▶ _REQUIREMENTS_
In the listing below, locate the line with "Convert this chart to matplotlib code." and the line with "import matplotlib.pyplot as plt", then output both and everything between them exactly, minus any pictures.

▶ _DATA LINES_

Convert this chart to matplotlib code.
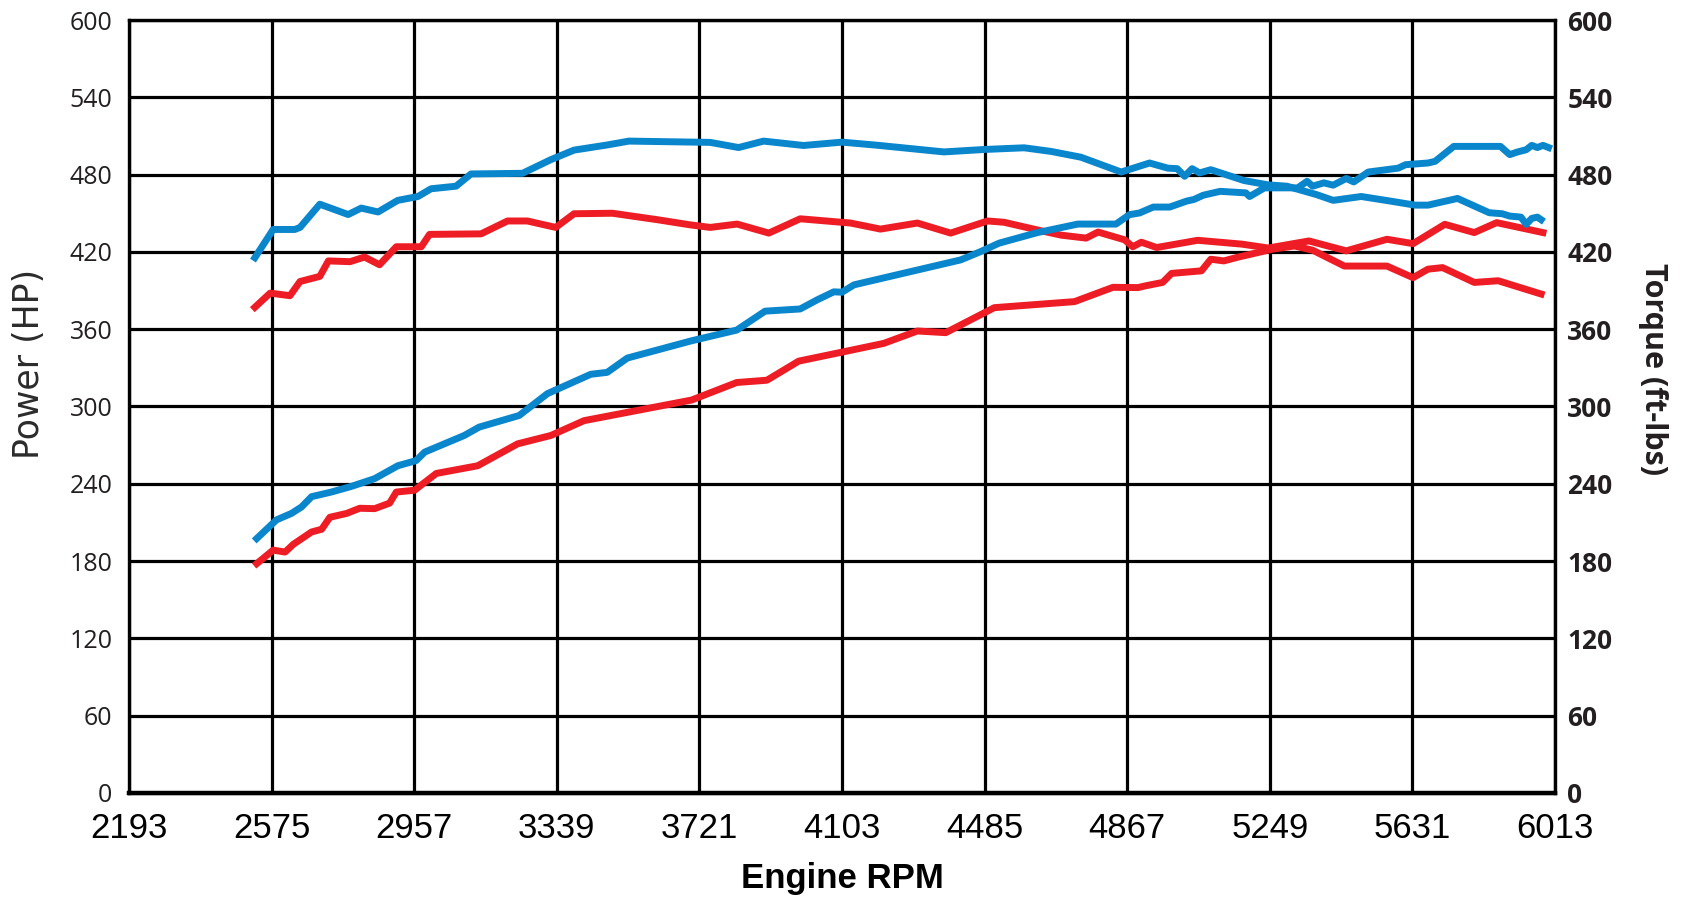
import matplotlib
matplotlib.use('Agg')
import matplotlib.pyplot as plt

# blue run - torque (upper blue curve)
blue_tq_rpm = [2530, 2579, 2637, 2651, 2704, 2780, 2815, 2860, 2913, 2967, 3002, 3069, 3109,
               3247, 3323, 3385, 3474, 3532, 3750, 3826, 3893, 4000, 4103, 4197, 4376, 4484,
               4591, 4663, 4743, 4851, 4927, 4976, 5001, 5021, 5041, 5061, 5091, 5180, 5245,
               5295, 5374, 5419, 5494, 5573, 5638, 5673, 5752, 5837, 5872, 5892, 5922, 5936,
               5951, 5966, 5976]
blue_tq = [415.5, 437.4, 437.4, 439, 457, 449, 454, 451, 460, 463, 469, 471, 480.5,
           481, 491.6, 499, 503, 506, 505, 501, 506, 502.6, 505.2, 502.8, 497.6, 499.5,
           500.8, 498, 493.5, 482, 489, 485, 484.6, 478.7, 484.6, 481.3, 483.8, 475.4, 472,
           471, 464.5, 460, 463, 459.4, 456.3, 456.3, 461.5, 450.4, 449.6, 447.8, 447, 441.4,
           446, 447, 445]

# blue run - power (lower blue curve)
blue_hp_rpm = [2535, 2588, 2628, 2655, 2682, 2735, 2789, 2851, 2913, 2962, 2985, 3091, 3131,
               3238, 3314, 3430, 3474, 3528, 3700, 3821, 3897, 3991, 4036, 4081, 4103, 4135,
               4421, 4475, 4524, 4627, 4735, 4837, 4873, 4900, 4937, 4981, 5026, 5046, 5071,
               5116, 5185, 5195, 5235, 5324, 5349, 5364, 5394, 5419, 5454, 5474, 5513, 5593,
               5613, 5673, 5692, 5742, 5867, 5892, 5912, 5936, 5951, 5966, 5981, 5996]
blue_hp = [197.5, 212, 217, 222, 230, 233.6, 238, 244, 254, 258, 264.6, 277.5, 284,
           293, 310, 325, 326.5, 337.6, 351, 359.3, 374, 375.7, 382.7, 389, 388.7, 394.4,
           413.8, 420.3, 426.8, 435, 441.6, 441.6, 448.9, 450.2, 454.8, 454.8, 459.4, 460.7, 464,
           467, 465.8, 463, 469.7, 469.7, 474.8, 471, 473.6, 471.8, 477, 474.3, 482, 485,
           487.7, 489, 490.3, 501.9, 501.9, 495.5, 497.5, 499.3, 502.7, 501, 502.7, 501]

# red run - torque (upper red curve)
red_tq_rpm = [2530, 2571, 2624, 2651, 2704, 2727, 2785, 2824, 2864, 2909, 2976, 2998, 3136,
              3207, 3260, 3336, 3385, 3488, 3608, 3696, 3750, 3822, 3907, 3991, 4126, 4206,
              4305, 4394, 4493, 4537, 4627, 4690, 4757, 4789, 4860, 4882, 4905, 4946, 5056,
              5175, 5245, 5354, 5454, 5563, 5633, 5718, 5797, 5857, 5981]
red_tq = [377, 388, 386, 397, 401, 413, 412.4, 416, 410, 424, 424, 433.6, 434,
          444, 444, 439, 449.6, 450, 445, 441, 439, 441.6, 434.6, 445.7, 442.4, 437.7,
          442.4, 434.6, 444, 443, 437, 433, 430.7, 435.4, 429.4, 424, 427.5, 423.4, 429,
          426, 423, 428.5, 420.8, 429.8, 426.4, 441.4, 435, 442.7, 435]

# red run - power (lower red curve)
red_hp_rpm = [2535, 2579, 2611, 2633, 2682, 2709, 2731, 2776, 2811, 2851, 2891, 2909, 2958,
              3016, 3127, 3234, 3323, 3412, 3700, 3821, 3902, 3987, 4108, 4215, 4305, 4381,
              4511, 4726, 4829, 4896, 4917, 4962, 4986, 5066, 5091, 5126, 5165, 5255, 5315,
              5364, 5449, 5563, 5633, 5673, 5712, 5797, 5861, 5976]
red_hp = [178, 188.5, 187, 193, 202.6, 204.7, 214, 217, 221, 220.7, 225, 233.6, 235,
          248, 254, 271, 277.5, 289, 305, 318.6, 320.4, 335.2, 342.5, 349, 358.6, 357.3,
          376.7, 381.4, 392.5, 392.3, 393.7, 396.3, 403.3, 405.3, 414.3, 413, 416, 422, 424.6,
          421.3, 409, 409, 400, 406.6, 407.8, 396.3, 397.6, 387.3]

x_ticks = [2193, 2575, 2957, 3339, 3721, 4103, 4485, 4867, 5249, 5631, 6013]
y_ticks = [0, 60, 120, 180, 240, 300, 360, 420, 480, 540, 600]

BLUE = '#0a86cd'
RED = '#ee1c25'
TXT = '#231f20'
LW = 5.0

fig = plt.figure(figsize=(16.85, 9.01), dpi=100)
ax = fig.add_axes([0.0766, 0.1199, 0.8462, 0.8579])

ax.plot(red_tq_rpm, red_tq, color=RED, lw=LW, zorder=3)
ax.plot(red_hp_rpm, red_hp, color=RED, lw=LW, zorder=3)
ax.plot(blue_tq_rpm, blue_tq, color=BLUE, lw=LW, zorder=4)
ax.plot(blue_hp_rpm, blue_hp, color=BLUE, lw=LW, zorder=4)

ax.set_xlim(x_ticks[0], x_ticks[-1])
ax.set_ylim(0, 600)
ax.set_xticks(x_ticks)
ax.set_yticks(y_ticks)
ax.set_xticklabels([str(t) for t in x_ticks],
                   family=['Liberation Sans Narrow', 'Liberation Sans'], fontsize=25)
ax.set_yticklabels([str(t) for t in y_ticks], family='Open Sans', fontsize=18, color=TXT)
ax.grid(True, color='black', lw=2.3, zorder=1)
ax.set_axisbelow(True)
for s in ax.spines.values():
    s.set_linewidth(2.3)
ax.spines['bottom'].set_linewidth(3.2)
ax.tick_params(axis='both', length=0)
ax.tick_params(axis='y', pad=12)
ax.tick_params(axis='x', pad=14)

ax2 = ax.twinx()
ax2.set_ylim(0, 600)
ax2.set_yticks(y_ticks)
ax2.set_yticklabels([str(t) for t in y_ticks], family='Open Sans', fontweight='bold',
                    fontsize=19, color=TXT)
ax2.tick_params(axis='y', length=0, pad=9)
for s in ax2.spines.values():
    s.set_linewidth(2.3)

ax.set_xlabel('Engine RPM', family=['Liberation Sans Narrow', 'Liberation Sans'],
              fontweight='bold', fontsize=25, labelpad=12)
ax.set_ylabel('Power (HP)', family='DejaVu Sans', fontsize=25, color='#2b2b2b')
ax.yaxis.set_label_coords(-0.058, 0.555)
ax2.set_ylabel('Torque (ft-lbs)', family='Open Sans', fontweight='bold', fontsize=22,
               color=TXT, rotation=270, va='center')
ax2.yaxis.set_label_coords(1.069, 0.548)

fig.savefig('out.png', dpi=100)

* * *

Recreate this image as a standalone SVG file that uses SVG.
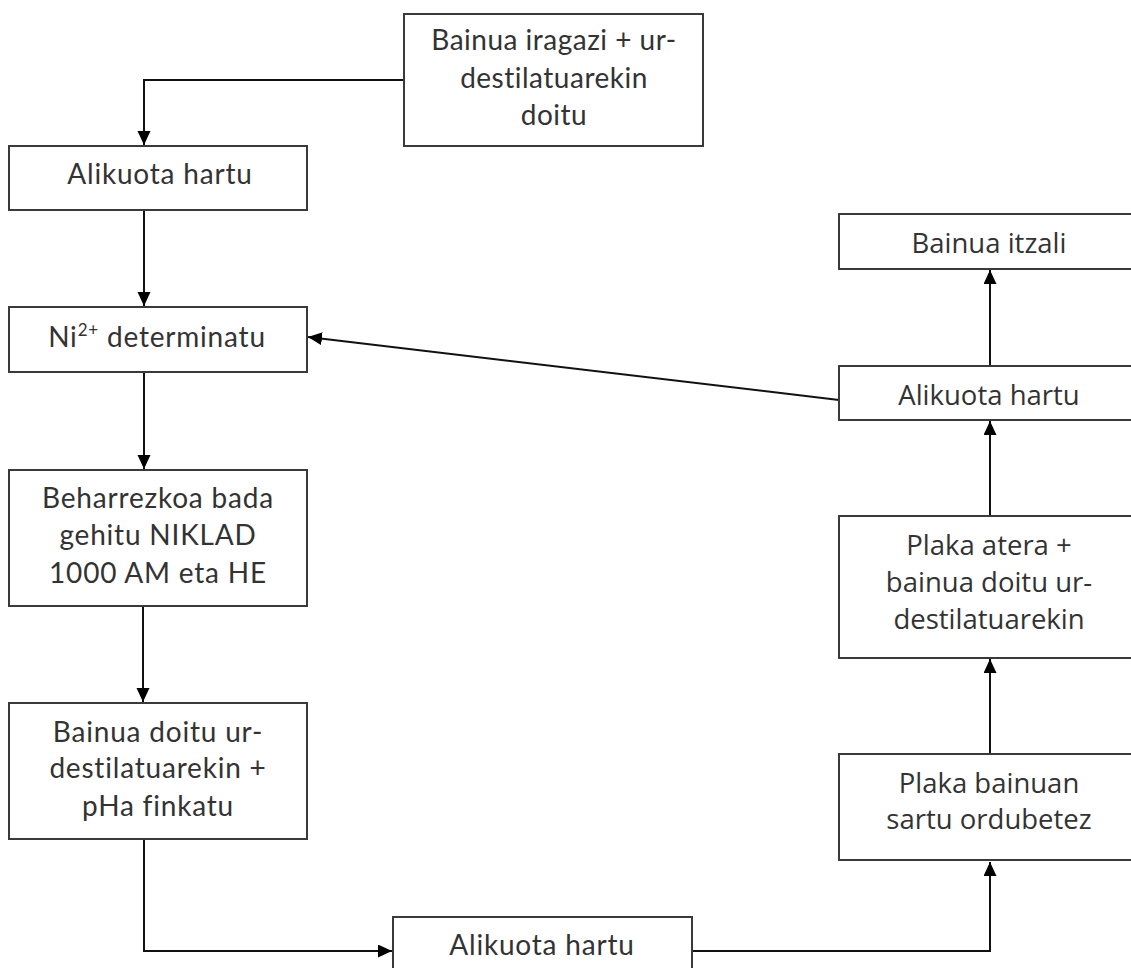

...

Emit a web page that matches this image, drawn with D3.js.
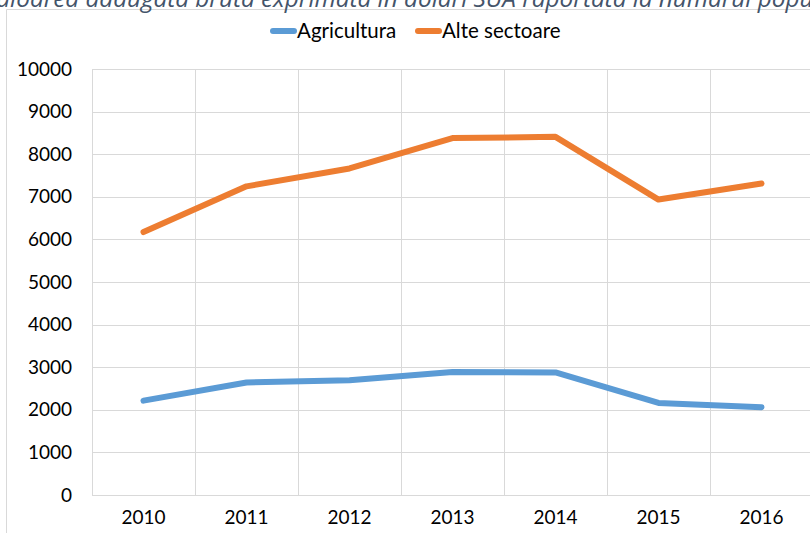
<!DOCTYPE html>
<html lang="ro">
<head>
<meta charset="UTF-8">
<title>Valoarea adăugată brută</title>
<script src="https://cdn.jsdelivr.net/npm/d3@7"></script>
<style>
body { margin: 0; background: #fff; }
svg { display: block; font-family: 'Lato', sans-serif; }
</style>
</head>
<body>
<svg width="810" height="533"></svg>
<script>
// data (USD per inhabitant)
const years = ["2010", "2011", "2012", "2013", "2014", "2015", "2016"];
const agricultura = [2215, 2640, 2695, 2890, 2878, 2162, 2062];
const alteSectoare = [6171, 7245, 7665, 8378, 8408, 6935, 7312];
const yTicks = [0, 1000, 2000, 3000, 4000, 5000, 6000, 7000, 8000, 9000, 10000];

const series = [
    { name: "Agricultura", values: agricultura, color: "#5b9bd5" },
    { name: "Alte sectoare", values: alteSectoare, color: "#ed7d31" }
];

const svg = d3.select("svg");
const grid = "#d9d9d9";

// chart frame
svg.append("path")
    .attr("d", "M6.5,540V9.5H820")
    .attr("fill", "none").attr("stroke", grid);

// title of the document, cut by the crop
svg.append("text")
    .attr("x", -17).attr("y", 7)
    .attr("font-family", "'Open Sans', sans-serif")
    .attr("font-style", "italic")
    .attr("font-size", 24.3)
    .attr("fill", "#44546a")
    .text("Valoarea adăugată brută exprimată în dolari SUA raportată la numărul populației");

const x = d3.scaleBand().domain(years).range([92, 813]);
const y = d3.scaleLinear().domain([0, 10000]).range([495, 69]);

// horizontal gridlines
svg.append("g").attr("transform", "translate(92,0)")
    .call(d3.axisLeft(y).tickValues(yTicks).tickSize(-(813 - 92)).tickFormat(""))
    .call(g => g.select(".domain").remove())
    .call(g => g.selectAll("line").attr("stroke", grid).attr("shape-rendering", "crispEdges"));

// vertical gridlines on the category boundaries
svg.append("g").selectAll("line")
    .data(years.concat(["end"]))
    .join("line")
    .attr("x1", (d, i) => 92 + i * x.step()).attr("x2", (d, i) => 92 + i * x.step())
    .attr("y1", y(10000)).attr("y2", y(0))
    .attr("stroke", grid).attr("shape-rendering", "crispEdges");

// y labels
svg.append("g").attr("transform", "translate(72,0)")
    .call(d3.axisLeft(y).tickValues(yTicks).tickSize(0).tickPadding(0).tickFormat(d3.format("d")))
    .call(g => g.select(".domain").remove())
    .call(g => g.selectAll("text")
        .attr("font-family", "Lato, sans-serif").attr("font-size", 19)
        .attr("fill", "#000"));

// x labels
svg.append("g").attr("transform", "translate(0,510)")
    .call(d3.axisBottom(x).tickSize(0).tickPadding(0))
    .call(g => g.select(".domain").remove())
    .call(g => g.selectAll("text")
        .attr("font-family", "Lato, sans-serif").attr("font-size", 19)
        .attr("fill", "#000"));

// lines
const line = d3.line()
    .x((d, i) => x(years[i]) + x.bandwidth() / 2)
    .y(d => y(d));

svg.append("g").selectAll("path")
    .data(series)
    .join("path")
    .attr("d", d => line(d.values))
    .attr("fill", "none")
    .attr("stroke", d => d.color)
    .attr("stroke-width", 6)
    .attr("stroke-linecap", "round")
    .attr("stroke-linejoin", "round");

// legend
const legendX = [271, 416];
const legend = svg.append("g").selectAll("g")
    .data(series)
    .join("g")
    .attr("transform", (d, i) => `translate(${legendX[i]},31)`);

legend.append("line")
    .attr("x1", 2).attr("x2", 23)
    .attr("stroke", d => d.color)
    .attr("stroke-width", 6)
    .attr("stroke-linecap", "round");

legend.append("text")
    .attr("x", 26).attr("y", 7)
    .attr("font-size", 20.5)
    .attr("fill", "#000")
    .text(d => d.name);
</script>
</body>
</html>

▶ _WRITTEN ANSWER_
Convert this chart to matplotlib code.
import matplotlib
matplotlib.use('Agg')
import matplotlib.pyplot as plt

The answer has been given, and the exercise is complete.